• _Requirement_:
Skip every picture, and extract verbatim the lines from the line containing "Convert this chart" to the line containing "const WRAP_W = 520;", both lines included.

• _Provided records_:
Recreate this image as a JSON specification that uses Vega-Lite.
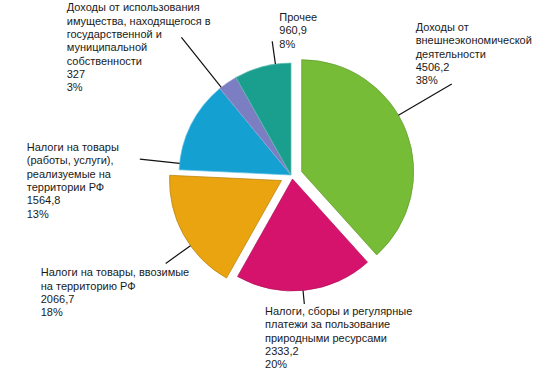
{
  "$schema": "https://vega.github.io/schema/vega-lite/v6.json",
  "width": 533,
  "height": 387,
  "autosize": {"type": "fit", "contains": "padding"},
  "padding": {"left": 49, "top": 0, "right": 0, "bottom": 35},
  "background": "white",
  "config": {"view": {"stroke": null}},
  "data": {
    "values": [
      {"cat": "Доходы от внешнеэкономической деятельности", "label": "Доходы от\nвнешнеэкономической\nдеятельности\n4506,2\n38%", "value": 4506.2, "order": 1},
      {"cat": "Налоги, сборы и регулярные платежи за пользование природными ресурсами", "label": "Налоги, сборы и регулярные\nплатежи за пользование\nприродными ресурсами\n2333,2\n20%", "value": 2333.2, "order": 2},
      {"cat": "Налоги на товары, ввозимые на территорию РФ", "label": "Налоги на товары, ввозимые\nна территорию РФ\n2066,7\n18%", "value": 2066.7, "order": 3},
      {"cat": "Налоги на товары (работы, услуги), реализуемые на территории РФ", "label": "Налоги на товары\n(работы, услуги),\nреализуемые на\nтерритории РФ\n1564,8\n13%", "value": 1564.8, "order": 4},
      {"cat": "Доходы от использования имущества, находящегося в государственной и муниципальной собственности", "label": "Доходы от использования\nимущества, находящегося в\nгосударственной и\nмуниципальной\nсобственности\n327\n3%", "value": 327, "order": 5},
      {"cat": "Прочее", "label": "Прочее\n960,9\n8%", "value": 960.9, "order": 6}
    ]
  },
  "transform": [
    {"stack": "value", "groupby": [], "sort": [{"field": "order", "order": "ascending"}], "as": ["v0", "v1"]}
  ],
  "encoding": {
    "theta": {"field": "v0", "type": "quantitative", "scale": {"nice": false, "zero": true}}
  },
  "layer": [
    {
      "transform": [{"filter": "datum.order >= 4"}],
      "mark": {"type": "arc", "outerRadius": 112, "strokeWidth": 0.7},
      "encoding": {
        "theta": {"field": "v1", "type": "quantitative"},
        "theta2": {"field": "v0"},
        "color": {"field": "order", "type": "nominal", "legend": null,
          "scale": {"domain": [1, 2, 3, 4, 5, 6], "range": ["#77BC37", "#D6136C", "#E9A40F", "#14A0D1", "#7B7EC1", "#1A9E8D"]}},
        "stroke": {"field": "order", "type": "nominal", "legend": null,
          "scale": {"domain": [1, 2, 3, 4, 5, 6], "range": ["#5E9A2A", "#B0105A", "#B5800C", "#5FC0E4", "#9A9CD2", "#5DBDB0"]}}
      }
    },
    {
      "transform": [{"filter": "datum.order == 1"}],
      "mark": {"type": "arc", "outerRadius": 112, "strokeWidth": 0.7, "xOffset": 10.7, "yOffset": -3.3},
      "encoding": {
        "theta": {"field": "v1", "type": "quantitative"},
        "theta2": {"field": "v0"},
        "color": {"field": "order", "type": "nominal", "legend": null},
        "stroke": {"field": "order", "type": "nominal", "legend": null}
      }
    },
    {
      "transform": [{"filter": "datum.order == 2"}],
      "mark": {"type": "arc", "outerRadius": 112, "strokeWidth": 0.7, "xOffset": 1.5, "yOffset": 4},
      "encoding": {
        "theta": {"field": "v1", "type": "quantitative"},
        "theta2": {"field": "v0"},
        "color": {"field": "order", "type": "nominal", "legend": null},
        "stroke": {"field": "order", "type": "nominal", "legend": null}
      }
    },
    {
      "transform": [{"filter": "datum.order == 3"}],
      "mark": {"type": "arc", "outerRadius": 112, "strokeWidth": 0.7, "xOffset": -9.5, "yOffset": 5.5},
      "encoding": {
        "theta": {"field": "v1", "type": "quantitative"},
        "theta2": {"field": "v0"},
        "color": {"field": "order", "type": "nominal", "legend": null},
        "stroke": {"field": "order", "type": "nominal", "legend": null}
      }
    },
    {
      "transform": [{"filter": "datum.order == 1"}],
      "layer": [
        {"mark": {"type": "arc", "filled": false, "stroke": "#111111", "strokeWidth": 1.2, "innerRadius": 112, "outerRadius": 173.8, "thetaOffset": 1.042, "theta2Offset": 1.042, "xOffset": 10.7, "yOffset": -3.3},
         "encoding": {"theta2": {"field": "v0"}}},
        {"mark": {"type": "text", "radius": 173.8, "thetaOffset": 1.042, "align": "left", "baseline": "top", "dx": -25.4, "dy": -65.3, "lineBreak": "\n", "lineHeight": 13.3, "font": "Liberation Sans", "fontSize": 11, "color": "#1a1a1a"},
         "encoding": {"text": {"field": "label"}}}
      ]
    },
    {
      "transform": [{"filter": "datum.order == 2"}],
      "layer": [
        {"mark": {"type": "arc", "filled": false, "stroke": "#111111", "strokeWidth": 1.2, "innerRadius": 112, "outerRadius": 125.6, "thetaOffset": 0.6395, "theta2Offset": 0.6395, "xOffset": 1.5, "yOffset": 4},
         "encoding": {"theta2": {"field": "v0"}}},
        {"mark": {"type": "text", "radius": 125.6, "thetaOffset": 0.6395, "align": "left", "baseline": "top", "dx": -37.8, "dy": 6, "lineBreak": "\n", "lineHeight": 13.3, "font": "Liberation Sans", "fontSize": 11, "color": "#1a1a1a"},
         "encoding": {"text": {"field": "label"}}}
      ]
    },
    {
      "transform": [{"filter": "datum.order == 3"}],
      "layer": [
        {"mark": {"type": "arc", "filled": false, "stroke": "#111111", "strokeWidth": 1.2, "innerRadius": 112, "outerRadius": 142.4, "thetaOffset": 0.4365, "theta2Offset": 0.4365, "xOffset": -9.5, "yOffset": 5.5},
         "encoding": {"theta2": {"field": "v0"}}},
        {"mark": {"type": "text", "radius": 142.4, "thetaOffset": 0.4365, "align": "left", "baseline": "top", "dx": -134.5, "dy": 9.6, "lineBreak": "\n", "lineHeight": 13.3, "font": "Liberation Sans", "fontSize": 11, "color": "#1a1a1a"},
         "encoding": {"text": {"field": "label"}}}
      ]
    },
    {
      "transform": [{"filter": "datum.order == 4"}],
      "layer": [
        {"mark": {"type": "arc", "filled": false, "stroke": "#111111", "strokeWidth": 1.2, "innerRadius": 112, "outerRadius": 152, "thetaOffset": 0.0583, "theta2Offset": 0.0583},
         "encoding": {"theta2": {"field": "v0"}}},
        {"mark": {"type": "text", "radius": 152, "thetaOffset": 0.0583, "align": "left", "baseline": "top", "dx": -113.1, "dy": -17.1, "lineBreak": "\n", "lineHeight": 13.3, "font": "Liberation Sans", "fontSize": 11, "color": "#1a1a1a"},
         "encoding": {"text": {"field": "label"}}}
      ]
    },
    {
      "transform": [{"filter": "datum.order == 5"}],
      "layer": [
        {"mark": {"type": "arc", "filled": false, "stroke": "#111111", "strokeWidth": 1.2, "innerRadius": 112, "outerRadius": 176, "thetaOffset": 0.0162, "theta2Offset": 0.0162},
         "encoding": {"theta2": {"field": "v0"}}},
        {"mark": {"type": "text", "radius": 176, "thetaOffset": 0.0162, "align": "left", "baseline": "top", "dx": -114.7, "dy": -34.8, "lineBreak": "\n", "lineHeight": 13.3, "font": "Liberation Sans", "fontSize": 11, "color": "#1a1a1a"},
         "encoding": {"text": {"field": "label"}}}
      ]
    },
    {
      "transform": [{"filter": "datum.order == 6"}],
      "layer": [
        {"mark": {"type": "arc", "filled": false, "stroke": "#111111", "strokeWidth": 1.2, "innerRadius": 112, "outerRadius": 135, "thetaOffset": 0.3738, "theta2Offset": 0.3738},
         "encoding": {"theta2": {"field": "v0"}}},
        {"mark": {"type": "text", "radius": 135, "thetaOffset": 0.3738, "align": "left", "baseline": "top", "dx": 7.1, "dy": -29.3, "lineBreak": "\n", "lineHeight": 13.3, "font": "Liberation Sans", "fontSize": 11, "color": "#1a1a1a"},
         "encoding": {"text": {"field": "label"}}}
      ]
    }
  ]
}
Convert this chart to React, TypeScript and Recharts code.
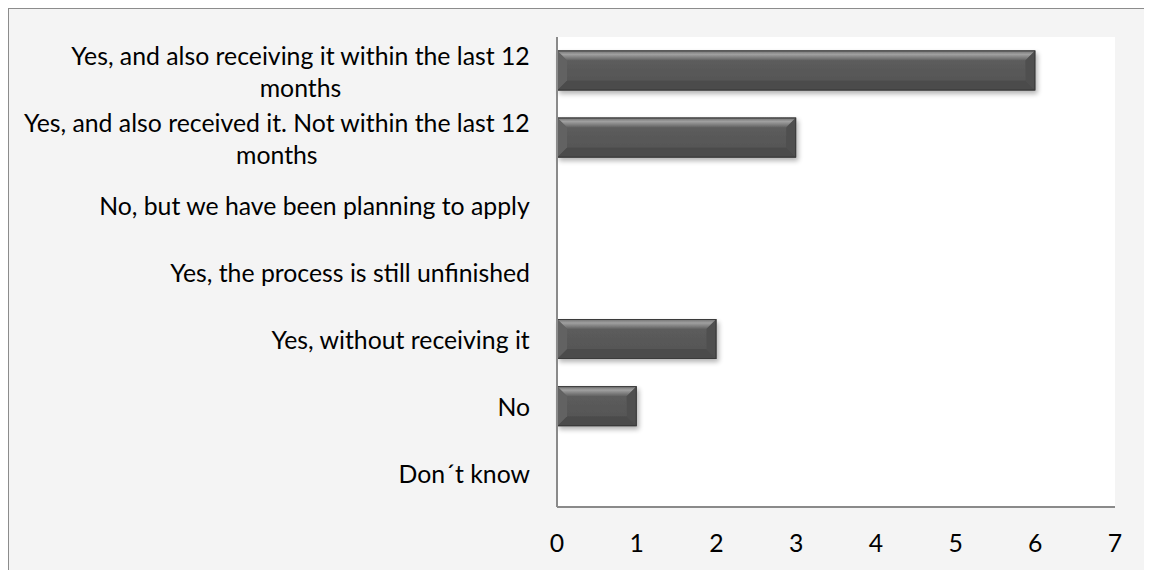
import React from "react";
import { BarChart, Bar, XAxis, YAxis, CartesianGrid } from "recharts";

const categories = [
  "Yes, and also receiving it within the last 12 months",
  "Yes, and also received it. Not within the last 12 months",
  "No, but we have been planning to apply",
  "Yes, the process is still unfinished",
  "Yes, without receiving it",
  "No",
  "Don´t know",
];
const values = [6, 3, 0, 0, 2, 1, 0];
const xTicks = [0, 1, 2, 3, 4, 5, 6, 7];

const data = categories.map((name, i) => ({ name, value: values[i] }));

const FONT_FAMILY = "Lato, 'Open Sans', sans-serif";
const FONT_SIZE = 24.8;
const LINE_H = 32;
const WRAP_W = 520;

let ctx: CanvasRenderingContext2D | null = null;
function measure(s: string): number {
  if (!ctx) {
    const c = document.createElement("canvas");
    ctx = c.getContext("2d");
  }
  if (!ctx) return s.length * FONT_SIZE * 0.5;
  ctx.font = `${FONT_SIZE}px Lato`;
  return ctx.measureText(s).width;
}

function wrap(s: string, maxW: number): string[] {
  const words = s.split(" ");
  const lines: string[] = [];
  let cur = "";
  for (const w of words) {
    const t = cur ? cur + " " + w : w;
    if (cur && measure(t) > maxW) {
      lines.push(cur);
      cur = w;
    } else cur = t;
  }
  if (cur) lines.push(cur);
  return lines;
}

const CatTick = (props: any) => {
  const { x, y, payload } = props;
  const lines = wrap(String(payload.value), WRAP_W);
  const bw = Math.max(...lines.map(measure));
  const cx = x - bw / 2;
  const startY = y - ((lines.length - 1) * LINE_H) / 2;
  return (
    <text
      x={cx}
      y={startY}
      textAnchor="middle"
      fill="#000"
      fontFamily={FONT_FAMILY}
      fontSize={FONT_SIZE}
      dominantBaseline="central"
    >
      {lines.map((l, i) => (
        <tspan key={i} x={cx} y={startY + i * LINE_H} dominantBaseline="central">
          {l}
        </tspan>
      ))}
    </text>
  );
};

const BevelBar = (props: any) => {
  const { x, y, width, height, index } = props;
  if (!width || width <= 0) return null;
  const b = Math.min(10, width / 2, height / 2);
  const id = `bb${index}`;
  const x2 = x + width;
  const y2 = y + height;
  return (
    <g>
      <defs>
        <linearGradient id={`${id}t`} x1="0" y1="0" x2="0" y2="1">
          <stop offset="0" stopColor="#6e6e6e" />
          <stop offset="0.4" stopColor="#a0a0a0" />
          <stop offset="1" stopColor="#606060" />
        </linearGradient>
        <linearGradient id={`${id}m`} x1="0" y1="0" x2="0" y2="1">
          <stop offset="0" stopColor="#5e5e5e" />
          <stop offset="1" stopColor="#545454" />
        </linearGradient>
        <filter id={`${id}s`} x="-5%" y="-30%" width="115%" height="170%">
          <feGaussianBlur in="SourceAlpha" stdDeviation="2.5" />
          <feOffset dx="2" dy="3" result="o" />
          <feComponentTransfer>
            <feFuncA type="linear" slope="0.3" />
          </feComponentTransfer>
          <feMerge>
            <feMergeNode />
            <feMergeNode in="SourceGraphic" />
          </feMerge>
        </filter>
      </defs>
      <g filter={`url(#${id}s)`}>
        <rect x={x} y={y} width={width} height={height} fill={`url(#${id}m)`} />
        <polygon
          points={`${x},${y} ${x2},${y} ${x2 - b},${y + b} ${x + b},${y + b}`}
          fill={`url(#${id}t)`}
        />
        <polygon
          points={`${x2},${y} ${x2},${y2} ${x2 - b},${y2 - b} ${x2 - b},${y + b}`}
          fill="#505050"
        />
        <polygon
          points={`${x},${y2} ${x2},${y2} ${x2 - b},${y2 - b} ${x + b},${y2 - b}`}
          fill="#4c4c4c"
        />
        <polygon
          points={`${x},${y} ${x + b},${y + b} ${x + b},${y2 - b} ${x},${y2}`}
          fill="#626262"
        />
        <rect
          x={x + 0.5}
          y={y + 0.5}
          width={width - 1}
          height={height - 1}
          fill="none"
          stroke="#3a3a3a"
          strokeWidth={1}
        />
      </g>
    </g>
  );
};

export default function App() {
  return (
    <div
      style={{
        width: 1141,
        height: 570,
        border: "1px solid #8c8c8c",
        borderBottom: "none",
        background: "#f4f4f4",
        overflow: "hidden",
      }}
    >
      <BarChart
        width={1141}
        height={561}
        data={data}
        layout="vertical"
        margin={{ top: 28, right: 35, bottom: 0, left: 0 }}
        barCategoryGap="20%"
      >
        <CartesianGrid horizontal={false} vertical={false} fill="#ffffff" stroke="none" />
        <XAxis
          type="number"
          domain={[0, 7]}
          ticks={xTicks}
          interval={0}
          height={63}
          tickLine={false}
          tickSize={0}
          tickMargin={27}
          axisLine={{ stroke: "#8a8a8a", strokeWidth: 2 }}
          tick={{ fill: "#000", fontSize: FONT_SIZE, fontFamily: FONT_FAMILY }}
        />
        <YAxis
          type="category"
          dataKey="name"
          width={548}
          interval={0}
          tickLine={false}
          tickSize={0}
          tickMargin={27}
          axisLine={{ stroke: "#8a8a8a", strokeWidth: 2 }}
          tick={<CatTick />}
        />
        <Bar dataKey="value" shape={<BevelBar />} isAnimationActive={false} />
      </BarChart>
    </div>
  );
}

• _Exercise result_:
Convert this chart to React, TypeScript and Recharts code.
import React from "react";
import { BarChart, Bar, XAxis, YAxis, CartesianGrid } from "recharts";

const categories = [
  "Yes, and also receiving it within the last 12 months",
  "Yes, and also received it. Not within the last 12 months",
  "No, but we have been planning to apply",
  "Yes, the process is still unfinished",
  "Yes, without receiving it",
  "No",
  "Don´t know",
];
const values = [6, 3, 0, 0, 2, 1, 0];
const xTicks = [0, 1, 2, 3, 4, 5, 6, 7];

const data = categories.map((name, i) => ({ name, value: values[i] }));

const FONT_FAMILY = "Lato, 'Open Sans', sans-serif";
const FONT_SIZE = 24.8;
const LINE_H = 32;
const WRAP_W = 520;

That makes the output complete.